In 2008, then Lander nursing major Meghan Diane Hawley of Orangeburg was diagnosed with cancer and would have to undergo treatment. As medical expenses began to mount, Hawley's classmates and faculty members at Lander rallied to her aid, raising thousands of dollars and even supplying her with a hospital survival kit filled with snacks, drinks and other essentials for recovery.
"The support Meghan received while at Lander was tremendous. From students to faculty and staff, there was a tremendous outpouring of love and devotion to Meghan throughout her illness," said Jeff Hawley, Meghan's father.
Despite her illness, Meghan Hawley returned to Lander and the Hawleys knew they could count on the support of the nursing faculty.
"I always knew that I could call and ask questions about her return and receive compassion and understanding in response," said Meghan's mother, Lita Hawley. "The staff never made concessions for Meghan, and yet they understood and had great compassion for her. Meghan would not have wanted to be treated differently."
Meghan graduated from Lander in December of 2009, receiving the Department of Nursing's Professional Development Award. By then her cancer had gone into remission. She went on to work as a cardiac care nurse at Providence Hospital in Columbia.
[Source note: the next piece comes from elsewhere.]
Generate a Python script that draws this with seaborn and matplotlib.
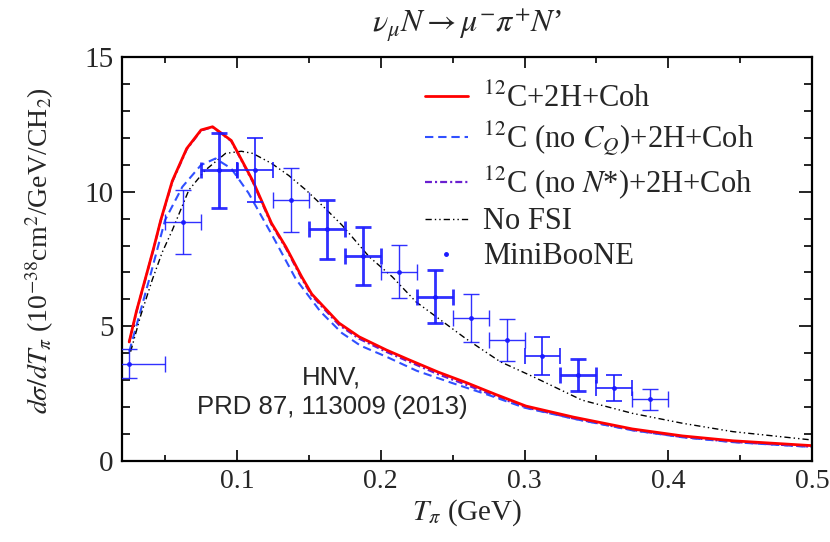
import matplotlib
matplotlib.use("Agg")
import matplotlib.pyplot as plt
from matplotlib.lines import Line2D
from matplotlib.ticker import MultipleLocator, FixedLocator
import seaborn as sns

# --- model curves: d(sigma)/dT_pi in 1e-38 cm^2/GeV/CH2 ---
t_full = [0.025, 0.030, 0.036, 0.042, 0.047, 0.055, 0.065, 0.075, 0.083, 0.096,
          0.111, 0.124, 0.134, 0.145, 0.152, 0.171, 0.185, 0.204, 0.220, 0.240,
          0.260, 0.280, 0.301, 0.334, 0.375, 0.410, 0.445, 0.500]
xs_full = [4.42, 5.55, 6.72, 7.90, 8.95, 10.40, 11.60, 12.29, 12.41, 11.90,
           10.40, 8.83, 7.95, 6.84, 6.20, 5.12, 4.61, 4.12, 3.75, 3.30,
           2.90, 2.47, 2.04, 1.63, 1.19, 0.93, 0.75, 0.57]

t_nocq = [0.025, 0.032, 0.040, 0.050, 0.062, 0.075, 0.085, 0.096, 0.108, 0.125,
          0.141, 0.158, 0.173, 0.186, 0.204, 0.225, 0.250, 0.275, 0.300, 0.334,
          0.375, 0.410, 0.445, 0.500]
xs_nocq = [4.06, 5.40, 6.95, 8.95, 10.18, 10.99, 11.23, 10.86, 9.95, 8.33,
           6.75, 5.55, 4.75, 4.28, 3.87, 3.35, 2.89, 2.45, 1.98, 1.57,
           1.14, 0.88, 0.70, 0.52]

t_nonstar = t_full
xs_nonstar = [4.40, 5.53, 6.70, 7.88, 8.93, 10.37, 11.57, 12.27, 12.40, 11.88,
              10.36, 8.78, 7.90, 6.78, 6.14, 5.05, 4.54, 4.05, 3.68, 3.22,
              2.82, 2.40, 1.99, 1.58, 1.15, 0.89, 0.71, 0.53]

t_nofsi = [0.026, 0.033, 0.041, 0.048, 0.055, 0.0665, 0.078, 0.092, 0.103, 0.111,
           0.124, 0.136, 0.148, 0.160, 0.173, 0.192, 0.208, 0.2245, 0.240, 0.259,
           0.283, 0.306, 0.340, 0.375, 0.410, 0.445, 0.500]
xs_nofsi = [4.06, 5.40, 6.72, 7.75, 8.57, 10.06, 10.80, 11.42, 11.50, 11.42,
            11.05, 10.60, 10.06, 9.45, 8.76, 7.58, 6.84, 5.91, 5.30, 4.55,
            3.69, 3.13, 2.26, 1.77, 1.40, 1.09, 0.78]

# --- MiniBooNE CC pi+ data ---
mb_t = [0.025, 0.0625, 0.0875, 0.1125, 0.1375, 0.1625, 0.1875, 0.2125,
        0.2375, 0.2625, 0.2875, 0.3125, 0.3375, 0.3625, 0.3875]
mb_xs = [3.62, 8.88, 10.80, 10.80, 9.69, 8.60, 7.61, 7.03,
         6.10, 5.32, 4.49, 3.90, 3.19, 2.70, 2.30]
mb_err = [0.52, 1.18, 1.39, 1.20, 1.19, 1.10, 1.08, 0.98,
          0.99, 0.89, 0.78, 0.71, 0.59, 0.48, 0.39]
mb_halfbin = [0.025, 0.0125, 0.0125, 0.0125, 0.0125, 0.0125, 0.0125, 0.0125,
              0.0125, 0.0125, 0.0125, 0.0125, 0.0125, 0.0125, 0.0125]

labels = [r"$^{12}$C+2H+Coh",
          r"$^{12}$C (no $C_Q$)+2H+Coh",
          r"$^{12}$C (no $N$*)+2H+Coh",
          "No FSI",
          "MiniBooNE"]

sns.set_theme(style="ticks")
plt.rcParams["font.family"] = ["Liberation Serif", "DejaVu Serif"]
plt.rcParams["mathtext.fontset"] = "stix"
plt.rcParams["lines.scale_dashes"] = False

fig = plt.figure(figsize=(8.3, 5.42), dpi=100)
ax = fig.add_axes([122 / 830, 1 - 461 / 542, 690 / 830, 404 / 542])

red = "#ff0000"
blue = "#3050ff"
purple = "#6a1fd0"
dblue = "#1a1aff"

sns.lineplot(x=t_nonstar, y=xs_nonstar, ax=ax, color=purple, lw=1.6,
             sort=False, estimator=None)
ax.lines[-1].set_dashes((5, 2.2, 1.5, 2.2))
sns.lineplot(x=t_nocq, y=xs_nocq, ax=ax, color=blue, lw=1.5,
             sort=False, estimator=None)
ax.lines[-1].set_dashes((6, 3.5))
sns.lineplot(x=t_nofsi, y=xs_nofsi, ax=ax, color="black", lw=1.0,
             sort=False, estimator=None)
ax.lines[-1].set_dashes((4.5, 2.2, 1.0, 2.2, 1.0, 2.2))
sns.lineplot(x=t_full, y=xs_full, ax=ax, color=red, lw=2.0,
             sort=False, estimator=None)

# data points with bin widths and errors; alternate stroke weights
bar_lw = [1.0, 1.0, 2.0, 1.3, 1.0, 2.0, 2.0, 1.0,
          2.0, 1.0, 1.0, 1.3, 2.0, 1.3, 1.0]
for i in range(len(mb_t)):
    ax.errorbar(mb_t[i], mb_xs[i], yerr=mb_err[i], xerr=mb_halfbin[i],
                fmt="o", ms=2.5, color=dblue, ecolor=dblue,
                elinewidth=bar_lw[i], capsize=6, capthick=bar_lw[i],
                alpha=0.9, zorder=3)

ax.set_xlim(0.02, 0.5)
ax.set_ylim(0, 15)
ax.xaxis.set_major_locator(FixedLocator([0.1, 0.2, 0.3, 0.4, 0.5]))
ax.xaxis.set_minor_locator(MultipleLocator(0.05))
ax.yaxis.set_major_locator(MultipleLocator(5))
ax.yaxis.set_minor_locator(MultipleLocator(1))
ax.set_xticklabels(["0.1", "0.2", "0.3", "0.4", "0.5"])
ax.set_yticks([0, 5, 10, 15])
ax.set_yticklabels(["0", "5", "10", "15"])

for s in ax.spines.values():
    s.set_linewidth(1.6)
    s.set_color("black")
ax.tick_params(axis="both", which="both", direction="in",
               top=True, right=True, color="black", width=1.2)
ax.tick_params(axis="x", which="major", length=8, pad=6, labelsize=20)
ax.tick_params(axis="x", which="minor", length=4.5)
ax.tick_params(axis="y", which="major", length=9.5, pad=6, labelsize=21)
ax.tick_params(axis="y", which="minor", length=5.8)

ax.set_xlabel(r"$T_\pi$ (GeV)", fontsize=21)
ax.xaxis.set_label_coords(0.5, -0.09)
ax.set_ylabel(r"$d\sigma/dT_\pi$ (10$^{-38}$cm$^2$/GeV/CH$_2$)", fontsize=20)
ax.yaxis.set_label_coords(-0.095, 0.52)

fig.text(467 / 830, 1 - 25 / 542,
         r"$\nu_\mu N \rightarrow \mu^{-}\pi^{+}N$’",
         ha="center", va="center", fontsize=23)

ax.text(0.166, 2.56, "HNV,\nPRD 87, 113009 (2013)",
        family=["Liberation Sans", "DejaVu Sans"], fontsize=18.5,
        ha="center", va="center", multialignment="center", linespacing=1.3)

handles = [Line2D([], [], color=red, lw=2.0),
           Line2D([], [], color=blue, lw=1.5, dashes=(6, 3.5)),
           Line2D([], [], color=purple, lw=1.6, dashes=(5, 2.2, 1.5, 2.2)),
           Line2D([], [], color="black", lw=1.0,
                  dashes=(4.5, 2.2, 1.0, 2.2, 1.0, 2.2)),
           Line2D([], [], color=dblue, ls="none", marker="o", ms=2.5)]
ax.legend(handles, labels, loc="upper left",
          bbox_to_anchor=(425 / 830, 1 - 84 / 542),
          bbox_transform=fig.transFigure, frameon=False, fontsize=22,
          borderpad=0, borderaxespad=0, handlelength=1.4,
          handletextpad=0.5, labelspacing=0.2)

fig.savefig("out.png", dpi=100)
According to her father, Meghan often talked about her time at Lander. "Meghan loved attending Lander and especially the nursing program," he said. "She talked about how the program prepared her for the team environment required in the nursing profession."
Meghan's fellow graduates and the university's nursing faculty continued to think of her as well. And when her cancer returned, so did the support from the university community. "The faculty at one point, asked if they could come visit Meghan," said Jeff Hawley. "When she knew that the battle with cancer would soon be over, many former classmates reached out to her with visits and calls."
Meghan died in November 2010. But before she passed, she returned the generosity and support she had received from the university community by making Lander one of the beneficiaries of her insurance policy. This money was contributed by Meghan and her family to form the Meghan Diane Hawley Memorial Scholarship.
"It was Meghan’s decision to establish this scholarship," said Jeff Hawley. "Meghan wanted to be able to help people who might face a similar situation someday, and who, because of a health problem, lost a scholarship and could not return to school as rapidly because of financial reasons as they recovered from their illness."
Meghan's act of generosity spurred a fervor of support from her friends, family, nursing colleagues and Lander alumni, faculty and staff, resulting in almost doubling the scholarship fund she established with her insurance policy. Including Meghan's contribution and the overwhelming amount of individual donations, the fund has now exceeded $25,000.
According to Ralph Patterson, Lander's vice president for University Advancement, Meghan's contribution is an amazing tribute to Lander and the university's nursing program.
"For Meghan to have Lander in her heart during such a difficult time in her life can never be forgotten, and now it never will be," he said "And it’s a tremendous validation of our outstanding nursing program."
Patterson added, "Meghan's gift says a lot about the quality of the education that our students are receiving, but also speaks to the caliber of our students. Meghan understood the value of giving back at a young age, and it meant that she had a strong affection for her faculty and classmates at Lander, but also that she had been raised by her parents in a special way that enabled her to have a vision to help Lander and future students."
Bernice Daugherty, chair of Lander's Nursing Department, said, "Meghan was very compassionate, her fellow students loved her and her clinical skills were excellent. We refer to her as a bright light, and down through the years Meghan's light will continue to shine because of this scholarship."